To the NRA, though, these efforts represent yet another legislative front to which it must move its powerful lobbying troops. In Maryland, a 2000 law requires its Handgun Roster Board to give a status report on smart-gun technology to the state by this July, and the Brady Campaign to Prevent Gun Violence is optimistic about chances in New Jersey and California to push through measures requiring gun makers to implement smart-gun concepts as soon as they are available.
When that might happen is an open question. Shooting Times technical editor Dick Metcalf claimed he’s seen prototypes, but none of the major gun manufacturers would admit that they even exist. The fear is that if they acknowledge it, they’ll be legally pressured to offer it before it’s perfected, Metcalf said.
“There is zero room for error here,” he said. “If you swipe your ATM card and it doesn’t read it, do it again. But if you reach for your gun to defend yourself and it doesn’t recognize your identification, you don’t get a second chance.”
And such mistakes could only create new legal liabilities for gun makers, said Stephen F. Ware of the International Handgun Metallic Silhouette Association. Plus, while the talk right now centers primarily around personalized technology for handguns, Ware fears next up will be requirements that such technology be used on shotguns and rifles, which hunters and target shooters routinely pass among one another.
NRA officials, too, scoff at the concept, insisting that more regulation is intended mainly to hamper the public’s access to weapons.

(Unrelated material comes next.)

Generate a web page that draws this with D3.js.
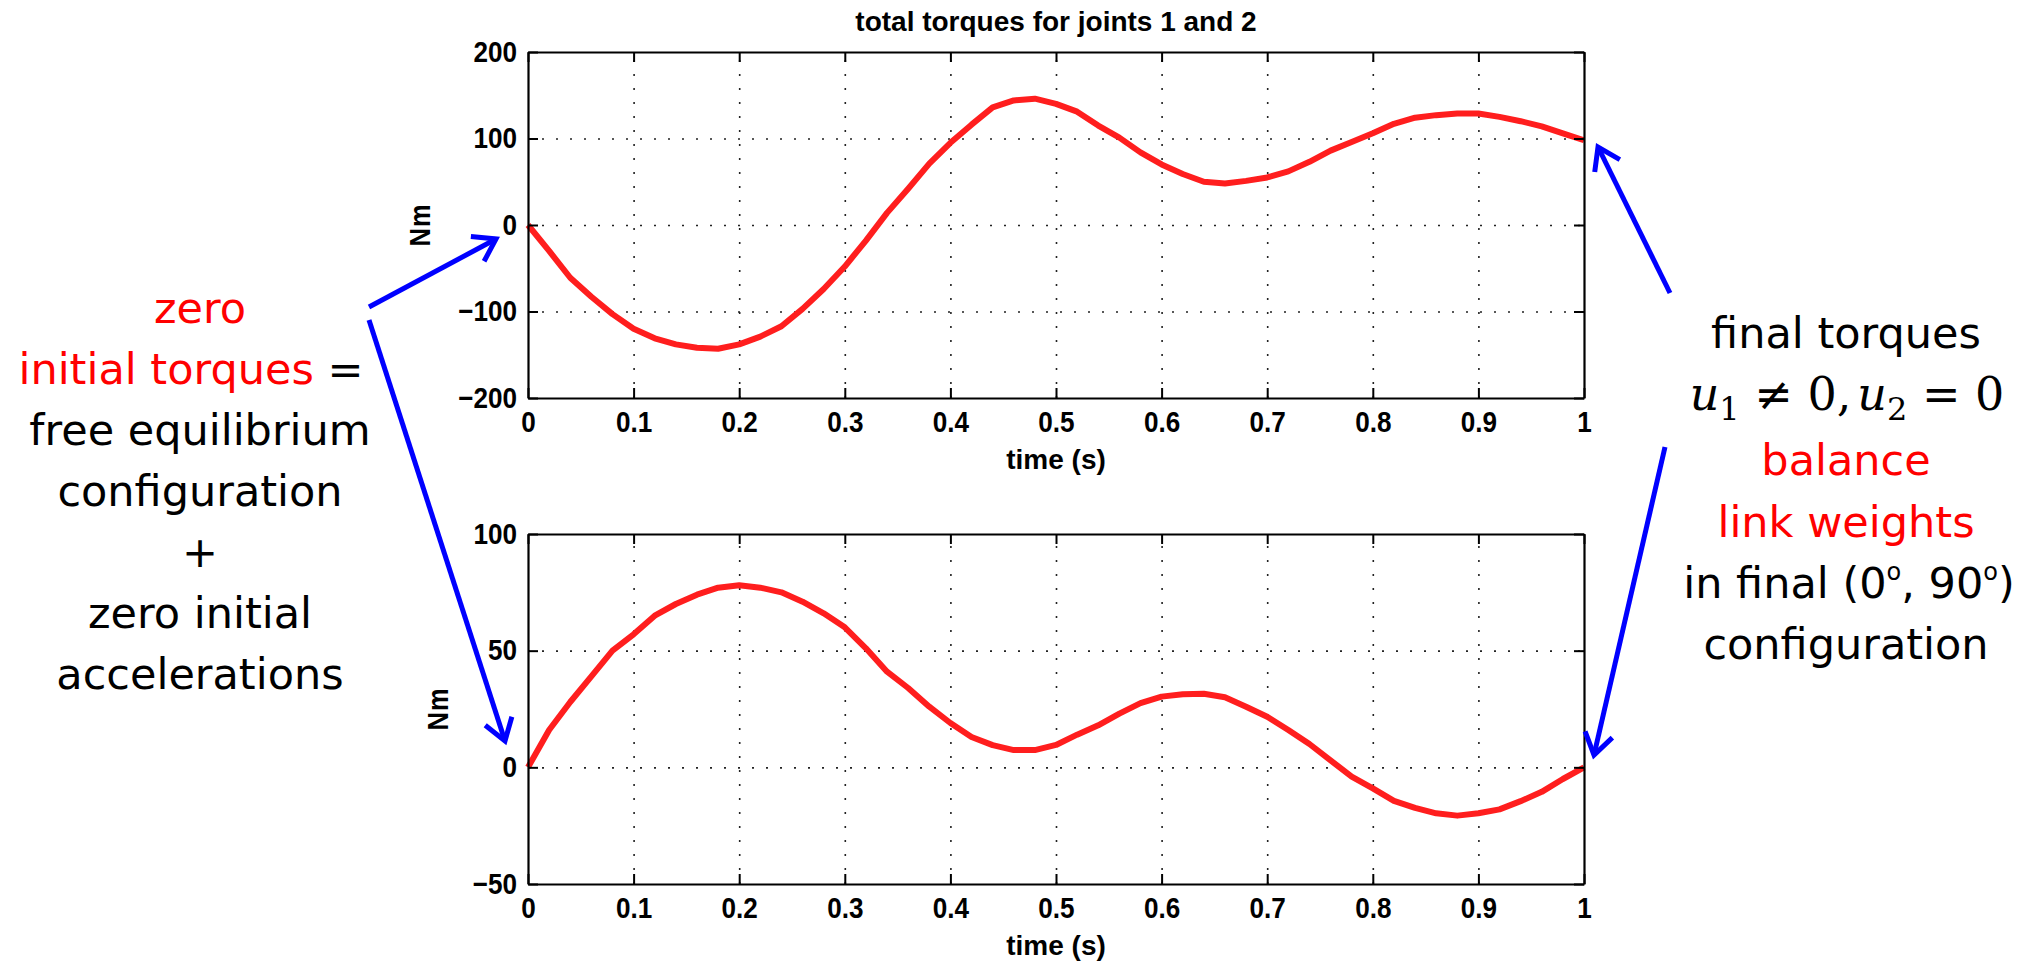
<!DOCTYPE html>
<meta charset="utf-8">
<style>
  body { margin: 0; background: #fff; }
  .tick text { font-family: "Liberation Sans", Arial, sans-serif; font-weight: bold; font-size: 29px; fill: #000; }
  .note { font-family: "DejaVu Sans", Verdana, sans-serif; font-size: 43px; }
</style>
<script src="https://cdn.jsdelivr.net/npm/d3@7"></script>
<body>
<div id="chart"></div>
</body>
<script>
// time samples (s) and the torques
var timeS = [0, 0.02, 0.04, 0.06, 0.08, 0.10, 0.12, 0.14, 0.16, 0.18,
             0.20, 0.22, 0.24, 0.26, 0.28, 0.30, 0.32, 0.34, 0.36, 0.38,
             0.40, 0.42, 0.44, 0.46, 0.48, 0.50, 0.52, 0.54, 0.56, 0.58,
             0.60, 0.62, 0.64, 0.66, 0.68, 0.70, 0.72, 0.74, 0.76, 0.78,
             0.80, 0.82, 0.84, 0.86, 0.88, 0.90, 0.92, 0.94, 0.96, 0.98, 1.00];

var torque1 = [0, -30, -61, -83, -103, -120, -131, -138, -142, -143,
               -138, -129, -117, -97, -74, -48, -18, 14, 42, 71,
               95, 116, 136, 144, 146, 140, 131, 115, 101, 84,
               70, 59, 50, 48, 51, 55, 62, 73, 86, 96,
               106, 117, 124, 127, 129, 129, 125, 120, 114, 106, 98];

var torque2 = [0, 16, 28, 39, 50, 57, 65, 70, 74, 77,
               78, 77, 75, 71, 66, 60, 51, 41, 34, 26,
               19, 13, 9.5, 7.4, 7.4, 9.6, 14, 18, 23, 27.5,
               30.3, 31.3, 31.5, 30, 26, 21.7, 16, 10, 3, -4,
               -9, -14.4, -17.4, -19.7, -20.7, -19.7, -18, -14.5, -10.5, -5, 0];

var xTicks = [0, 0.1, 0.2, 0.3, 0.4, 0.5, 0.6, 0.7, 0.8, 0.9, 1];
var yTicks1 = [-200, -100, 0, 100, 200];
var yTicks2 = [-50, 0, 50, 100];

var chartTitle = "total torques for joints 1 and 2";
var xLabel = "time (s)";
var yLabel = "Nm";

var width = 2044, height = 963;
var left = 528, right = 1584;
var squeeze = 0.9;   // matlab's bold font is a bit narrow

var svg = d3.select("#chart").append("svg")
    .attr("width", width)
    .attr("height", height);

// arrow head for the annotation arrows
svg.append("defs").append("marker")
    .attr("id", "head")
    .attr("markerUnits", "userSpaceOnUse")
    .attr("viewBox", "-30 -20 40 40")
    .attr("markerWidth", 40)
    .attr("markerHeight", 40)
    .attr("refX", 0).attr("refY", 0)
    .attr("orient", "auto")
  .append("path")
    .attr("d", "M-21,-14 L0,0 L-21,14")
    .attr("fill", "none")
    .attr("stroke", "#0000ff")
    .attr("stroke-width", 5);

var x = d3.scaleLinear().domain([0, 1]).range([left, right]);

function drawPanel(top, bottom, yDom, yTicks, values, labelX) {
  var y = d3.scaleLinear().domain(yDom).range([bottom, top]);
  var g = svg.append("g");

  // dotted grid
  g.append("g")
    .attr("transform", "translate(0," + bottom + ")")
    .call(d3.axisBottom(x).tickValues(xTicks.slice(1, -1)).tickSize(-(bottom - top)).tickFormat(""))
    .call(function(s) { s.select(".domain").remove(); })
    .selectAll("line").attr("stroke", "#222").attr("stroke-width", 1.6).attr("stroke-dasharray", "2,12");
  g.append("g")
    .attr("transform", "translate(" + left + ",0)")
    .call(d3.axisLeft(y).tickValues(yTicks.slice(1, -1)).tickSize(-(right - left)).tickFormat(""))
    .call(function(s) { s.select(".domain").remove(); })
    .selectAll("line").attr("stroke", "#222").attr("stroke-width", 1.6).attr("stroke-dasharray", "2,12");

  // the torque curve
  var line = d3.line()
    .x(function(d, i) { return x(timeS[i]); })
    .y(function(d) { return y(d); });
  g.append("path")
    .datum(values)
    .attr("d", line)
    .attr("fill", "none")
    .attr("stroke", "#ff1e1e")
    .attr("stroke-width", 6)
    .attr("stroke-linejoin", "round");

  // axes, ticks pointing inward on all four sides
  var bottomAxis = g.append("g").attr("transform", "translate(0," + bottom + ")")
      .call(d3.axisBottom(x).tickValues(xTicks).tickSizeInner(-10).tickSizeOuter(0).tickPadding(13)
        .tickFormat(function(d) { return String(d); }));
  var leftAxis = g.append("g").attr("transform", "translate(" + left + ",0)")
      .call(d3.axisLeft(y).tickValues(yTicks).tickSizeInner(-10).tickSizeOuter(0).tickPadding(11)
        .tickFormat(function(d) { return d < 0 ? "\u2212" + Math.abs(d) : String(d); }));
  var axes = [
    bottomAxis,
    g.append("g").attr("transform", "translate(0," + top + ")")
      .call(d3.axisTop(x).tickValues(xTicks).tickSizeInner(-10).tickSizeOuter(0).tickFormat("")),
    leftAxis,
    g.append("g").attr("transform", "translate(" + right + ",0)")
      .call(d3.axisRight(y).tickValues(yTicks).tickSizeInner(-10).tickSizeOuter(0).tickFormat(""))
  ];
  axes.forEach(function(a) {
    a.select(".domain").attr("stroke", "#000").attr("stroke-width", 2.2);
    a.selectAll(".tick line").attr("stroke", "#000").attr("stroke-width", 2);
  });
  bottomAxis.selectAll(".tick text").attr("transform", "scale(" + squeeze + ",1)");
  leftAxis.selectAll(".tick text")
    .attr("x", -11 / squeeze)
    .attr("transform", "scale(" + squeeze + ",1)");

  g.append("text")
    .attr("x", (left + right) / 2)
    .attr("y", bottom + 71)
    .attr("text-anchor", "middle")
    .style("font", "bold 28px 'Liberation Sans', Arial, sans-serif")
    .text(xLabel);

  g.append("text")
    .attr("transform", "translate(" + labelX + "," + (top + bottom) / 2 + ") rotate(-90) scale(0.85,1)")
    .attr("text-anchor", "middle")
    .attr("dy", "0.36em")
    .style("font", "bold 30px 'Liberation Sans', Arial, sans-serif")
    .style("letter-spacing", "1px")
    .text(yLabel);
}

drawPanel(52, 398, [-200, 200], yTicks1, torque1, 419);
drawPanel(534, 884, [-50, 100], yTicks2, torque2, 437);

svg.append("text")
  .attr("x", (left + right) / 2)
  .attr("y", 31)
  .attr("text-anchor", "middle")
  .style("font", "bold 28px 'Liberation Sans', Arial, sans-serif")
  .text(chartTitle);

// left annotation
var leftLines = [
  [["zero", "#ff0000"]],
  [["initial torques", "#ff0000"], [" =", "#000"]],
  [["free equilibrium", "#000"]],
  [["configuration", "#000"]],
  [["+", "#000"]],
  [["zero initial", "#000"]],
  [["accelerations", "#000"]]
];
leftLines.forEach(function(parts, i) {
  var t = svg.append("text").attr("class", "note")
    .attr("x", i === 1 ? 191 : 200)
    .attr("y", 323 + 61 * i)
    .attr("text-anchor", "middle");
  parts.forEach(function(p) { t.append("tspan").style("fill", p[1]).text(p[0]); });
});

// right annotation
var cx = 1846;
svg.append("text").attr("class", "note").attr("x", cx).attr("y", 348)
  .attr("text-anchor", "middle").style("fill", "#000").text("final torques");

var mathLine = svg.append("text").attr("x", cx + 1).attr("y", 410)
  .attr("text-anchor", "middle")
  .style("font-family", "'DejaVu Serif', 'Liberation Serif', serif")
  .style("font-size", "46px");
mathLine.append("tspan").style("font-style", "italic").text("u");
mathLine.append("tspan").attr("dy", 10).style("font-size", "32px").text("1");
mathLine.append("tspan").attr("dy", -10).text(" \u2260 0,");
mathLine.append("tspan").style("font-style", "italic").attr("dx", 6).text("u");
mathLine.append("tspan").attr("dy", 10).style("font-size", "32px").text("2");
mathLine.append("tspan").attr("dy", -10).text(" = 0");

svg.append("text").attr("class", "note").attr("x", cx).attr("y", 475)
  .attr("text-anchor", "middle").style("fill", "#ff0000").text("balance");
svg.append("text").attr("class", "note").attr("x", cx).attr("y", 537)
  .attr("text-anchor", "middle").style("fill", "#ff0000").text("link weights");

var deg = svg.append("text").attr("class", "note").attr("x", cx + 3).attr("y", 598)
  .attr("text-anchor", "middle").style("fill", "#000");
deg.append("tspan").text("in final (0");
deg.append("tspan").attr("dy", -18).style("font-size", "24px").text("o");
deg.append("tspan").attr("dy", 18).text(", 90");
deg.append("tspan").attr("dy", -18).style("font-size", "24px").text("o");
deg.append("tspan").attr("dy", 18).text(")");

svg.append("text").attr("class", "note").attr("x", cx).attr("y", 659)
  .attr("text-anchor", "middle").style("fill", "#000").text("configuration");

// blue arrows
var arrows = [
  [369, 307, 496, 239],
  [369, 320, 505, 741],
  [1670, 293, 1598, 147],
  [1665, 447, 1594, 755]
];
svg.selectAll(".arrow").data(arrows).enter().append("line")
  .attr("class", "arrow")
  .attr("x1", function(d) { return d[0]; })
  .attr("y1", function(d) { return d[1]; })
  .attr("x2", function(d) { return d[2]; })
  .attr("y2", function(d) { return d[3]; })
  .attr("stroke", "#0000ff")
  .attr("stroke-width", 5)
  .attr("marker-end", "url(#head)");
</script>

“Tragic victims couldn’t have been saved by trigger locks or magazine bans or ‘smart-gun’ technology, or some new government commission running our firearms companies,” NRA executive vice president Wayne LaPierre said. “They could have been saved by something far simpler and more common sense, zero-tolerance enforcement of the mandatory sentencing provisions in the gun laws against violent criminals we’ve had on the books for a long time.”
Intriguingly, the NRA isn’t the only one shooting holes in the idea. The handgun ban group Violence Policy Center, target of incessant verbal assaults from the NRA during the convention, nonetheless agreed that requiring manufacturers to apply this technology is a bad idea. Their take: Gun makers will use it to sell more weapons.

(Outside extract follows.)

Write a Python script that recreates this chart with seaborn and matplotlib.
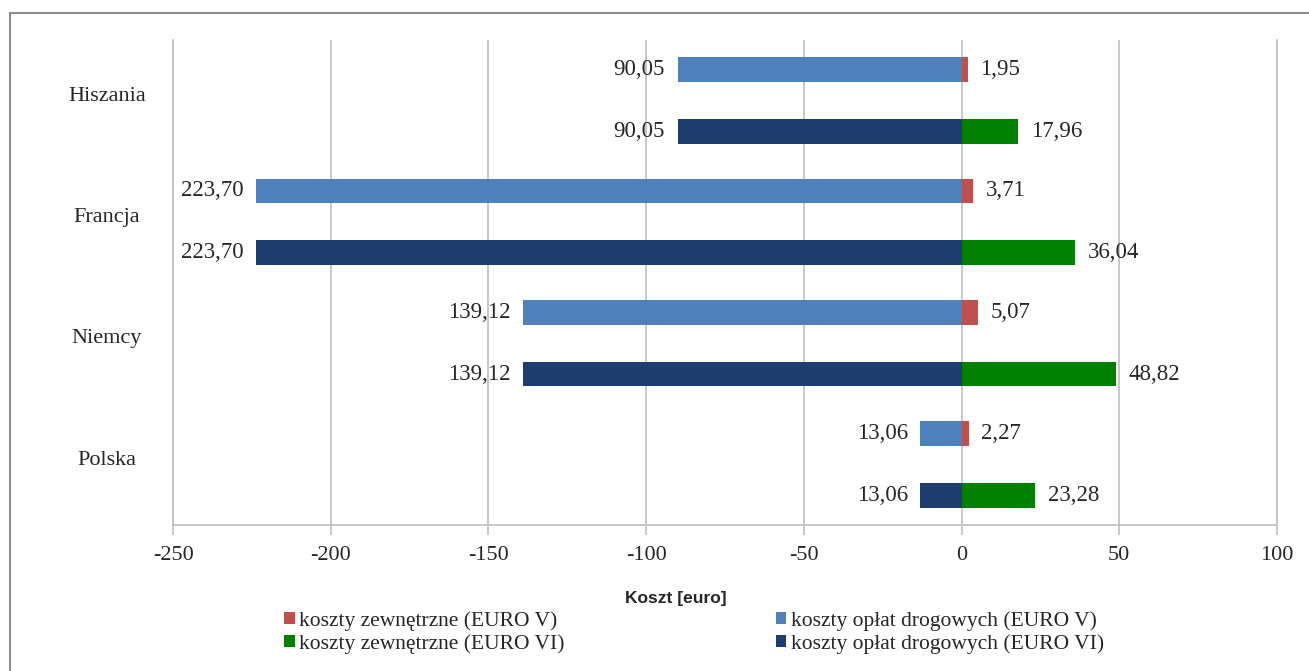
import matplotlib
matplotlib.use("Agg")
import matplotlib.pyplot as plt
import matplotlib.transforms as mtransforms
from matplotlib.patches import Rectangle
import seaborn as sns
import pandas as pd

countries = ["Hiszania", "Francja", "Niemcy", "Polska"]
toll_euro5 = [90.05, 223.70, 139.12, 13.06]
toll_euro6 = [90.05, 223.70, 139.12, 13.06]
ext_euro5 = [1.95, 3.71, 5.07, 2.27]
ext_euro6 = [17.96, 36.04, 48.82, 23.28]

lab_ext5 = "koszty zewnętrzne (EURO V)"
lab_ext6 = "koszty zewnętrzne (EURO VI)"
lab_toll5 = "koszty opłat drogowych (EURO V)"
lab_toll6 = "koszty opłat drogowych (EURO VI)"
xticks = [-250, -200, -150, -100, -50, 0, 50, 100]

sns.set_style("white")
plt.rcParams["font.family"] = ["Liberation Serif", "DejaVu Serif"]
TXT = "#262626"
GRID = "#BFBFBF"

toll_df = pd.DataFrame({
    "country": countries * 2,
    "value": [-v for v in toll_euro5] + [-v for v in toll_euro6],
    "series": [lab_toll5] * 4 + [lab_toll6] * 4,
})
ext_df = pd.DataFrame({
    "country": countries * 2,
    "value": ext_euro5 + ext_euro6,
    "series": [lab_ext5] * 4 + [lab_ext6] * 4,
})

fig = plt.figure(figsize=(13.09, 6.71), dpi=100)
ax = fig.add_axes([173 / 1309, 1 - 525 / 671, (1277 - 173) / 1309, (525 - 40) / 671])

sns.barplot(data=toll_df, x="value", y="country", hue="series", orient="h",
            order=countries, hue_order=[lab_toll5, lab_toll6],
            palette={lab_toll5: "#4F81BD", lab_toll6: "#1C3D6E"},
            width=1.02, gap=0.6, dodge=True, saturation=1, errorbar=None,
            linewidth=0, ax=ax)
sns.barplot(data=ext_df, x="value", y="country", hue="series", orient="h",
            order=countries, hue_order=[lab_ext5, lab_ext6],
            palette={lab_ext5: "#C0504D", lab_ext6: "#008000"},
            width=1.02, gap=0.6, dodge=True, saturation=1, errorbar=None,
            linewidth=0, ax=ax)

for cont in ax.containers:
    labels = [f"{abs(v):.2f}".replace(".", ",") for v in cont.datavalues]
    ax.bar_label(cont, labels=labels, padding=9, fontsize=16.5, color=TXT)

ax.set_xlim(-250, 100)
ax.set_ylim(3.5, -0.5)
ax.set_xticks(xticks)
ax.set_xticklabels([str(t) for t in xticks])
ax.xaxis.grid(True, color=GRID, linewidth=1.2)
ax.yaxis.grid(False)
ax.set_axisbelow(True)
for s in ["left", "right", "bottom"]:
    ax.spines[s].set_visible(True)
    ax.spines[s].set_color(GRID)
    ax.spines[s].set_linewidth(1.2)
ax.spines["top"].set_visible(False)
ax.tick_params(axis="x", which="major", bottom=True, length=7, width=1.2,
               color=GRID, labelsize=16, labelcolor=TXT, pad=8)
ax.tick_params(axis="y", left=False, labelsize=16, labelcolor=TXT, pad=44)
shift = mtransforms.ScaledTranslation(0, 3 / 72, fig.dpi_scale_trans)
for lbl in ax.get_yticklabels():
    lbl.set_ha("center")
    lbl.set_va("center")
    lbl.set_transform(lbl.get_transform() + shift)
ax.set_ylabel("")
ax.set_xlabel("Koszt [euro]", fontsize=12.5, fontweight="bold", color=TXT,
              family=["Liberation Sans", "DejaVu Sans"])
ax.xaxis.label.set_va("center")
ax.xaxis.set_label_coords((676 - 173) / 1104, (525 - 598) / 485)

handles, labels = ax.get_legend_handles_labels()
hmap = dict(zip(labels, handles))
order = [lab_ext5, lab_ext6, lab_toll5, lab_toll6]
ax.legend([hmap[l] for l in order], order, ncol=2, loc="upper center",
          bbox_to_anchor=(694 / 1309, 1 - 611 / 671), bbox_transform=fig.transFigure,
          frameon=False, fontsize=15.5, handlelength=0.5, handleheight=0.5,
          handletextpad=0.2, columnspacing=9.8, labelspacing=0.15,
          labelcolor=TXT, borderaxespad=0, borderpad=0)

fig.patches.append(Rectangle((10 / 1309, -0.05), 1.1, 1 - 13 / 671 + 0.05,
                             transform=fig.transFigure, fill=False,
                             edgecolor="#8C8C8C", linewidth=1.5))

fig.savefig("out.png", dpi=100)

“It would be a marketing device by the gun industry to expand the number of firearms out there,” said Tom Diaz, a policy analyst for the group. “It’s going to give people a false sense of security because it’ll be called ‘smart’ or ‘safe,’ but it will still have all the characteristics that contribute to our record levels of gun violence. People who ordinarily would not buy a gun are going to be encouraged to go out and buy one because it sounds safe.”